The Stock Exchange is a market in 'continuous futures'. It has therefore always been regarded by economists as the central market of the economic system and a most valuable economic barometer, a market, that is, which in its relative valuation of the various yield streams reflects, in a suitably 'objectified' form, the articulate expectations of all those who wish to express them.[1]

The above throws some light on the function of the stock market in the market economy. Here, shares of different capital combinations, consisting essentially of fixed capital goods, are continually being evaluated. The stock exchange not only registers success and failure, but also expresses expectations about the prospects of plans already set in motion. The stock exchange may be viewed as the central forward market for future capital yields of indefinite horizon. Buyers and sellers on the exchange express their expectations about the chances of various plans, and thereby also evaluate the underlying capital combinations.
The function of the stock exchange is the same as that of any forward market, namely, to distill from many individual expectations a ‘market expectation,’ finding its expression in the stock price, to which each interested person may orient himself. The equilibrium price of the stock market is determined, not by an ‘objective’ body of information [e.g., NPV], but by the respective expectations of buyers and sellers. That this price changes from day to day indicates the sensitivity of the price-forming mechanism with regard to expectations, and not the impaired capability of the stock market to function; for the function of the stock exchange, as of any market, is not to guess the future but to reconcile, as much as possible, present actions that extend into an uncertain future.[2]

In fact it is hardly an exaggeration to say that without a Stock Exchange there can be no market economy. What really distinguishes the latter from a socialist economy is not the size of the ‘private sector’ of the economy, but the ability of the individual freely to buy and sell shares in the material resources of production.  Their inability to exercise their ingenuity in this respect is perhaps the most important disability suffered by the citizens of socialist societies, however large their incomes might be, however wide the range of choice of consumption goods that may be available to them.
In the traditional view the chief function of the Stock Exchange is to serve as a channel through which savings flow before they become transformed into additions to the capital stock. Keynes taught us to regard the apportioning of the flow of savings to various investments as a function subsidiary to the constant turnover of an existing stock of securities prompted by divergent expectations. Thus, seeing the importance of expectations in asset markets, and disliking the implications of what he saw, he launched his famous diatribe on the Stock Exchange as a ‘casino.’
The Stock Exchange consists of a series of markets for assets, i.e., future yield streams. In each market supply and demand are brought into equality every market day. Demand and supply reflect the divergent expectations of buyers and sellers concerning future yields. Transactions take place between those whose expectations diverge from the current market price.
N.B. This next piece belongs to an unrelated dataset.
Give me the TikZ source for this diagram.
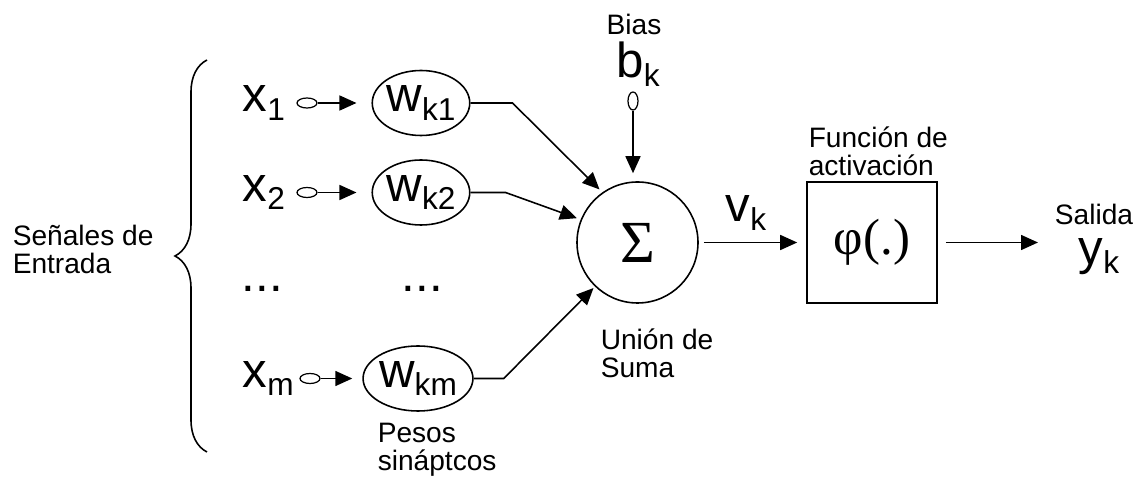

Since as much must be bought as is sold, we may say that the equilibrium price in an asset market reflects the ‘balance of expectations.’ As without divergence of expectations there can be no market at all, we can say that this divergence provides the substrate upon which the market price rests.
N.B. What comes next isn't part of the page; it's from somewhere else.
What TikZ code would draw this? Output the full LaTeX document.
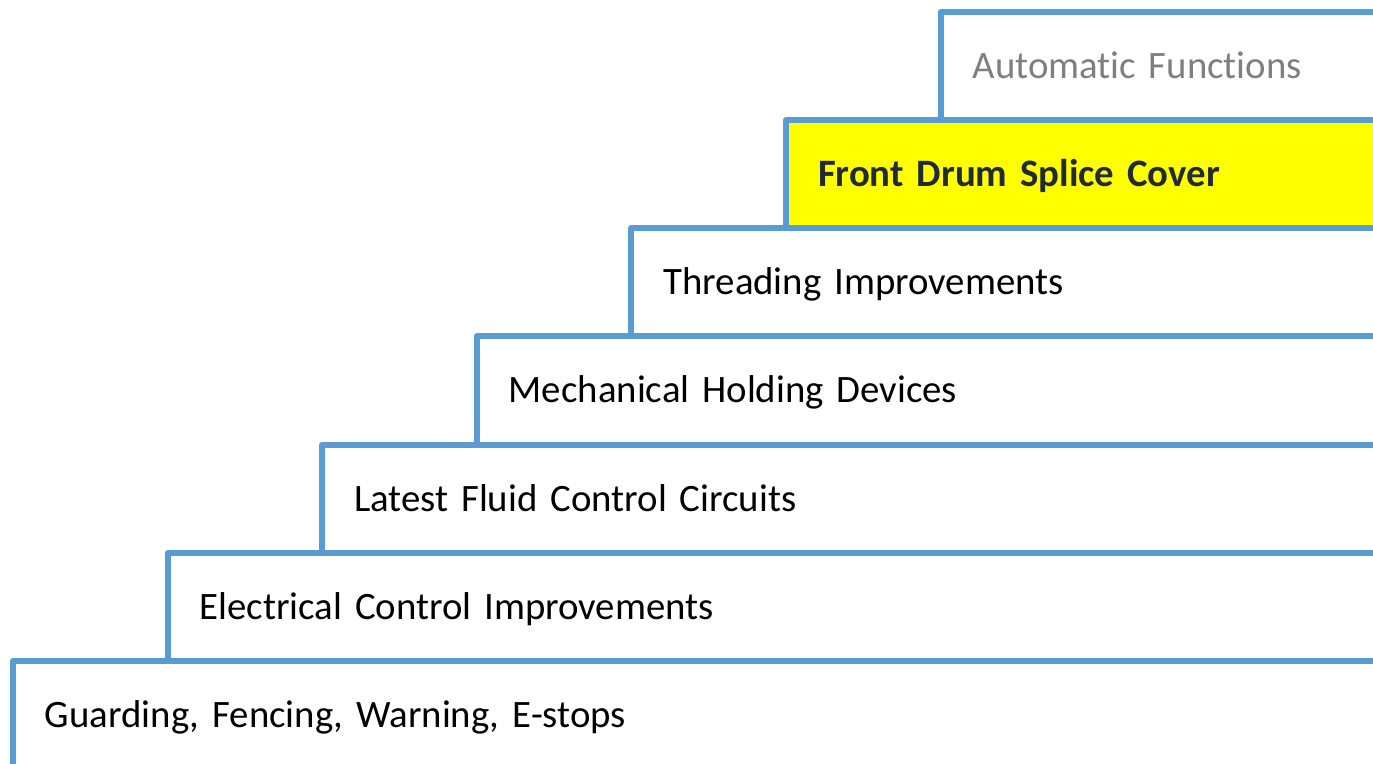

Since all assets traded on a Stock Exchange are substitutes, albeit imperfect substitutes, for one another, these markets form a ‘system.’ And as equilibrium is attained simultaneously in each market which forms part of it, our system is free of those problems which in the Walrasian system are apt to arise when equilibrium is reached in some markets before it is attained in others.
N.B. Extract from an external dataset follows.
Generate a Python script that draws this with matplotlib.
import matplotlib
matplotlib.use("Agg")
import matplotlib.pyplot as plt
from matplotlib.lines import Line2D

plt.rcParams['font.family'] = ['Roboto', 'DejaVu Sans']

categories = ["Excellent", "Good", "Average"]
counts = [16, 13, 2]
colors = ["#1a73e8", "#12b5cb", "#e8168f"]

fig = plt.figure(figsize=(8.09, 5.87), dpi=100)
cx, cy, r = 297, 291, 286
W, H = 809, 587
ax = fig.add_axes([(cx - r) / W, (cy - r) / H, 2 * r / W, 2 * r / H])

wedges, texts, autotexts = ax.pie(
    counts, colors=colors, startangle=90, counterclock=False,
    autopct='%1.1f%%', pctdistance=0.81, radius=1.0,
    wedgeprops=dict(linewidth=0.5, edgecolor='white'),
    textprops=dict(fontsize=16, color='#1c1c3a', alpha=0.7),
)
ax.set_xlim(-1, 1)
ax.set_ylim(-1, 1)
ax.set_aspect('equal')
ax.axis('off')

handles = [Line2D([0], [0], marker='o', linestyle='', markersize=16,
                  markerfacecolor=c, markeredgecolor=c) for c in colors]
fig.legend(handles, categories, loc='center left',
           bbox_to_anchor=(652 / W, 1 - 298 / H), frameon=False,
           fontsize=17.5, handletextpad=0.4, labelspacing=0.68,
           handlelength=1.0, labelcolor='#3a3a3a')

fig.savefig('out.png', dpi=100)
In this way the market economy accomplishes daily a consistent, because simultaneous, valuation of all its major productive assets. The practical importance of this fact is that it makes possible, whether in the form of ‘take-over bids’ or otherwise, the transfer of the control of material resources from pessimists to optimists, i.e. to those who believe they can make better use of them than others can. Critics of the market economy who scoff at the continuous  and often violent day-to-day fluctuations of share prices, have failed to notice that an equilibrium price which rests on a balance of expectations is bound to be flexible since it must change every time the substrate of this balance changes. For precisely the same reason for which equilibrium in an asset market is reached so smoothly and speedily, it cannot last longer than one day. For expectations rest on imperfect knowledge, and not even a day can pass without a change in the mode of diffusion of knowledge.[3]




[1] Ludwig M. Lachmann, Capital & Its Structure, Kansas City: Sheed Andrews and McMeel, 1978, p. 68.
[2] Ludwig M. Lachmann, Capital, Expectations, and the Market Process, Kansas City: Sheed Andrews and McMeel, 1977, 124. 125.
[3] Capital, Expectations, 161, 162.